Goal of the exercise
Include the line containing "(minorsub) at (795,151)" and all lines before it, repeated exactly from the listing below, without pictures.

Record excerpts
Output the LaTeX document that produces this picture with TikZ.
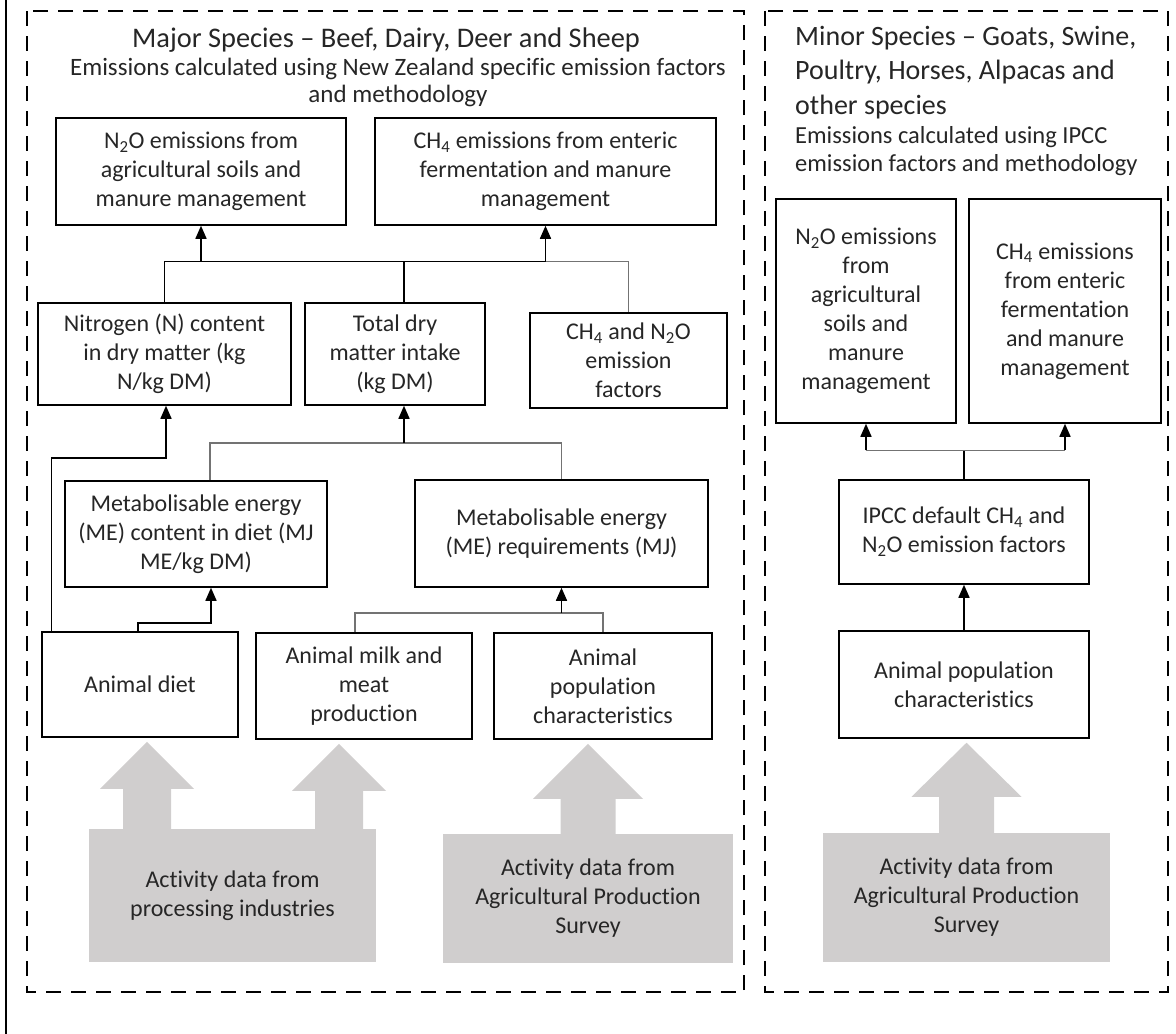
\documentclass[tikz,border=0pt]{standalone}
\usepackage{fontspec}
\setmainfont{Carlito}[Ligatures=NoCommon]
\usetikzlibrary{calc,arrows.meta}

\definecolor{sourcegrey}{HTML}{D0CECE}
\definecolor{ink}{HTML}{262626}

\begin{document}
\begin{tikzpicture}[x=1pt,y=-1pt,
  box/.style={draw,line width=1.5pt,fill=white,align=center,inner sep=2pt,text=ink,font=\fontsize{24}{29}\selectfont},
  source/.style={fill=sourcegrey,align=center,inner sep=2pt,text=ink,font=\fontsize{24}{29}\selectfont},
  link/.style={line width=1.5pt},
  greylink/.style={line width=1.5pt,black!55},
  feed/.style={line width=1.5pt,-{Triangle[width=11pt,length=13pt,color=black]}},
  panel/.style={line width=1.5pt,dash pattern=on 15pt off 10pt}]

  \useasboundingbox (0,0) rectangle (1176,1034);
  \draw[line width=2pt] (6,0) -- (6,1034);
  \draw[panel] (27,11) rectangle (744,992);
  \draw[panel] (765,11) rectangle (1168,992);

  % titles
  \node[text=ink,font=\fontsize{28.4}{34.5}\selectfont] (majortitle) at (386,40) {Major Species – Beef, Dairy, Deer and Sheep};
  \node[text=ink,align=center,font=\fontsize{25}{27}\selectfont] (majorsub) at (398,82.5) {Emissions calculated using New Zealand specific emission factors\\and methodology};
  \node[anchor=west,inner sep=0pt,align=left,text=ink,font=\fontsize{28}{34.5}\selectfont] (minortitle) at (795,72.5) {Minor Species – Goats, Swine,\\Poultry, Horses, Alpacas and\\other species};
  \node[anchor=west,inner sep=0pt,align=left,text=ink,font=\fontsize{24.5}{28}\selectfont] (minorsub) at (795,151) {Emissions calculated using IPCC\\emission factors and methodology};

  % major species
  \node[box,minimum width=290pt,minimum height=107pt] (n2oA) at (201,171.5) {N\textsubscript{2}O emissions from\\agricultural soils and\\manure management};
  \node[box,minimum width=341pt,minimum height=107pt] (ch4A) at (545.5,171.5) {CH\textsubscript{4} emissions from enteric\\fermentation and manure\\management};
  \node[box,minimum width=253pt,minimum height=102pt] (nitro) at (164.5,354) {Nitrogen (N) content\\in dry matter (kg\\N/kg DM)};
  \node[box,minimum width=180pt,minimum height=102pt] (dmi) at (395,354) {Total dry\\matter intake\\(kg DM)};
  \node[box,minimum width=197pt,minimum height=95pt] (ef) at (628.5,360.5) {CH\textsubscript{4} and N\textsubscript{2}O\\emission\\factors};
  \node[box,minimum width=262pt,minimum height=106pt] (mecontent) at (196,534) {Metabolisable energy\\(ME) content in diet (MJ\\ME/kg DM)};
  \node[box,minimum width=293pt,minimum height=107pt] (mereq) at (561.5,533.5) {Metabolisable energy\\(ME) requirements (MJ)};
  \node[box,minimum width=196pt,minimum height=105pt] (diet) at (140,684.5) {Animal diet};
  \node[box,minimum width=216pt,minimum height=106pt] (milk) at (364,686) {Animal milk and\\meat\\production};
  \node[box,minimum width=218pt,minimum height=106pt] (popA) at (603,686) {Animal\\population\\characteristics};
  \node[source,minimum width=287pt,minimum height=133pt] (actproc) at (232.5,895.5) {Activity data from\\processing industries};
  \node[source,minimum width=290pt,minimum height=129pt] (actsurvA) at (588,898.5) {Activity data from\\Agricultural Production\\Survey};

  % minor species
  \node[box,minimum width=180pt,minimum height=224pt] (n2oB) at (866,311) {N\textsubscript{2}O emissions\\from\\agricultural\\soils and\\manure\\management};
  \node[box,minimum width=192pt,minimum height=224pt] (ch4B) at (1065,311) {CH\textsubscript{4} emissions\\from enteric\\fermentation\\and manure\\management};
  \node[box,minimum width=250pt,minimum height=104pt] (ipcc) at (964,532) {IPCC default CH\textsubscript{4} and\\N\textsubscript{2}O emission factors};
  \node[box,minimum width=250pt,minimum height=107pt] (popB) at (964,684.5) {Animal population\\characteristics};
  \node[source,minimum width=287pt,minimum height=129pt] (actsurvB) at (966.5,897.5) {Activity data from\\Agricultural Production\\Survey};

  % connectors
  \coordinate (bus1) at ($(nitro.north)+(0,-41)$);
  \draw[link] (nitro.north) -- (bus1) -- (ch4A.south |- bus1);
  \draw[greylink] (ch4A.south |- bus1) -| (ef.north);
  \draw[link] ($(dmi.north)+(9,0)$) -- ++(0,-41);
  \draw[feed] (n2oA.south |- bus1) -- (n2oA.south);
  \draw[feed] (ch4A.south |- bus1) -- (ch4A.south);

  \draw[feed] ($(diet.north west)+(10,0)$) |- ($(nitro.south)+(1.5,52)$) -- ($(nitro.south)+(1.5,0)$);

  \coordinate (bus2) at ($(dmi.south)+(9,37)$);
  \draw[greylink] ($(mecontent.north)+(14,0)$) |- (bus2) -| (mereq.north);
  \draw[feed] (bus2) -- ($(dmi.south)+(9,0)$);

  \draw[feed] ($(diet.north)+(-2,0)$) |- ($(mecontent.south)+(15,35)$) -- ($(mecontent.south)+(15,0)$);

  \coordinate (bus3) at ($(mereq.south)+(0,25)$);
  \draw[greylink] ($(milk.north)+(-9,0)$) |- (bus3) -| (popA.north);
  \draw[feed] (bus3) -- (mereq.south);

  \coordinate (bus4) at ($(ipcc.north)+(0,-29)$);
  \draw[link] (ipcc.north) -- (bus4);
  \draw[greylink] (n2oB.south |- bus4) -- (ch4B.south |- bus4);
  \draw[feed] (n2oB.south |- bus4) -- (n2oB.south);
  \draw[feed] (ch4B.south |- bus4) -- (ch4B.south);
  \draw[feed] (popB.north) -- (ipcc.south);

  % grey block arrows
  \foreach \src/\dst/\dx/\s/\h/\l in {actproc/diet/-85.5/24/47/47, actproc/milk/106.5/24/47/47, actsurvA/popA/0/27.5/55/55, actsurvB/popB/0/27.5/55/54}{
    \coordinate (b) at ($(\src.north)+(\dx,2)$);
    \coordinate (t) at ($(\dst.south)+(0,4)$);
    \coordinate (tip) at (b |- t);
    \fill[sourcegrey] ($(b)+(-\s,0)$) -- ($(tip)+(-\s,\l)$) -- ($(tip)+(-\h,\l)$) -- (tip)
      -- ($(tip)+(\h,\l)$) -- ($(tip)+(\s,\l)$) -- ($(b)+(\s,0)$) -- cycle;
  }
\end{tikzpicture}
\end{document}
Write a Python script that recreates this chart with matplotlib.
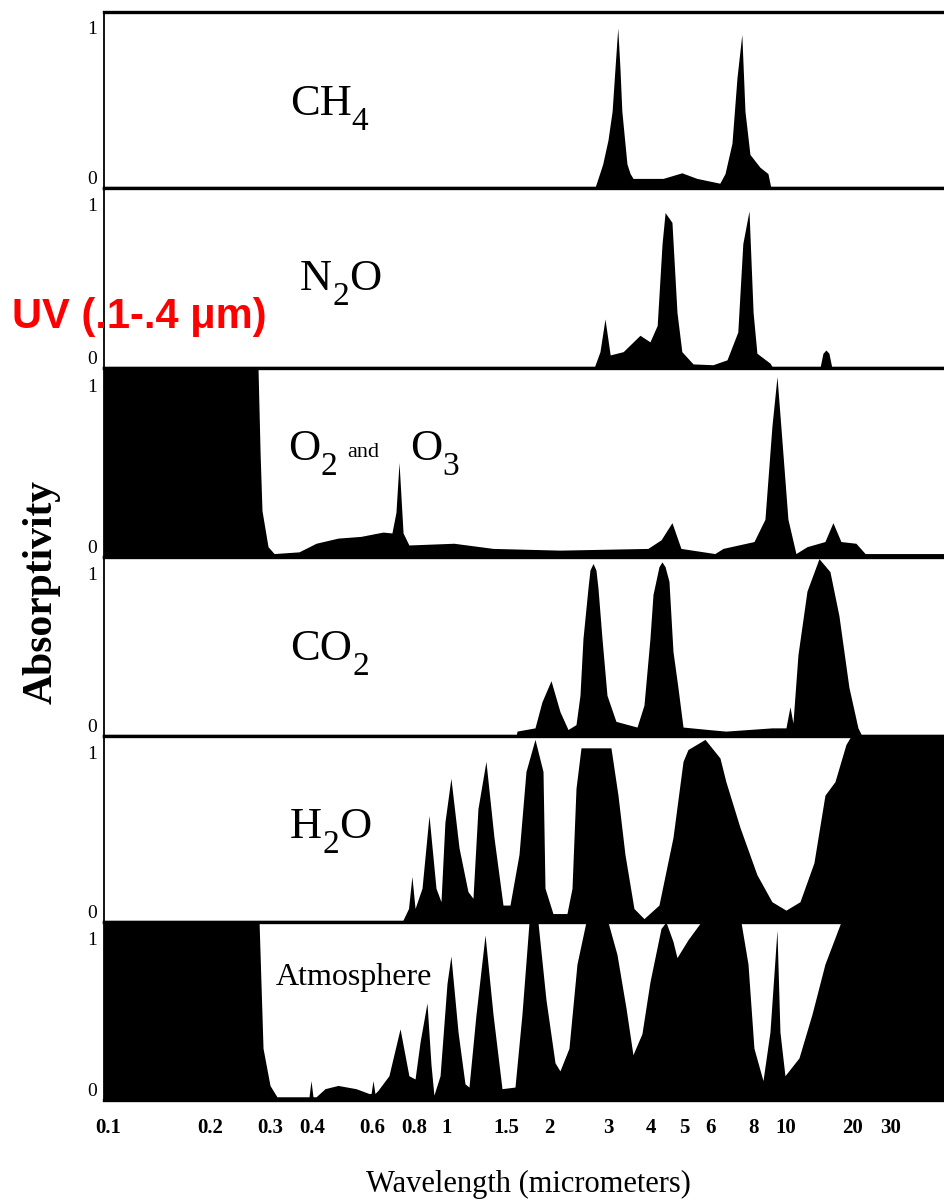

Response to the task
Output the LaTeX document that produces this picture with TikZ.
\documentclass[tikz,border=0pt]{standalone}
\usepackage{fontspec}
\setmainfont{Carlito}[Ligatures=NoCommon]
\usetikzlibrary{calc,arrows.meta}

\definecolor{sourcegrey}{HTML}{D0CECE}
\definecolor{ink}{HTML}{262626}

\begin{document}
\begin{tikzpicture}[x=1pt,y=-1pt,
  box/.style={draw,line width=1.5pt,fill=white,align=center,inner sep=2pt,text=ink,font=\fontsize{24}{29}\selectfont},
  source/.style={fill=sourcegrey,align=center,inner sep=2pt,text=ink,font=\fontsize{24}{29}\selectfont},
  link/.style={line width=1.5pt},
  greylink/.style={line width=1.5pt,black!55},
  feed/.style={line width=1.5pt,-{Triangle[width=11pt,length=13pt,color=black]}},
  panel/.style={line width=1.5pt,dash pattern=on 15pt off 10pt}]

  \useasboundingbox (0,0) rectangle (1176,1034);
  \draw[line width=2pt] (6,0) -- (6,1034);
  \draw[panel] (27,11) rectangle (744,992);
  \draw[panel] (765,11) rectangle (1168,992);

  % titles
  \node[text=ink,font=\fontsize{28.4}{34.5}\selectfont] (majortitle) at (386,40) {Major Species – Beef, Dairy, Deer and Sheep};
  \node[text=ink,align=center,font=\fontsize{25}{27}\selectfont] (majorsub) at (398,82.5) {Emissions calculated using New Zealand specific emission factors\\and methodology};
  \node[anchor=west,inner sep=0pt,align=left,text=ink,font=\fontsize{28}{34.5}\selectfont] (minortitle) at (795,72.5) {Minor Species – Goats, Swine,\\Poultry, Horses, Alpacas and\\other species};
  \node[anchor=west,inner sep=0pt,align=left,text=ink,font=\fontsize{24.5}{28}\selectfont] (minorsub) at (795,151) {Emissions calculated using IPCC\\emission factors and methodology};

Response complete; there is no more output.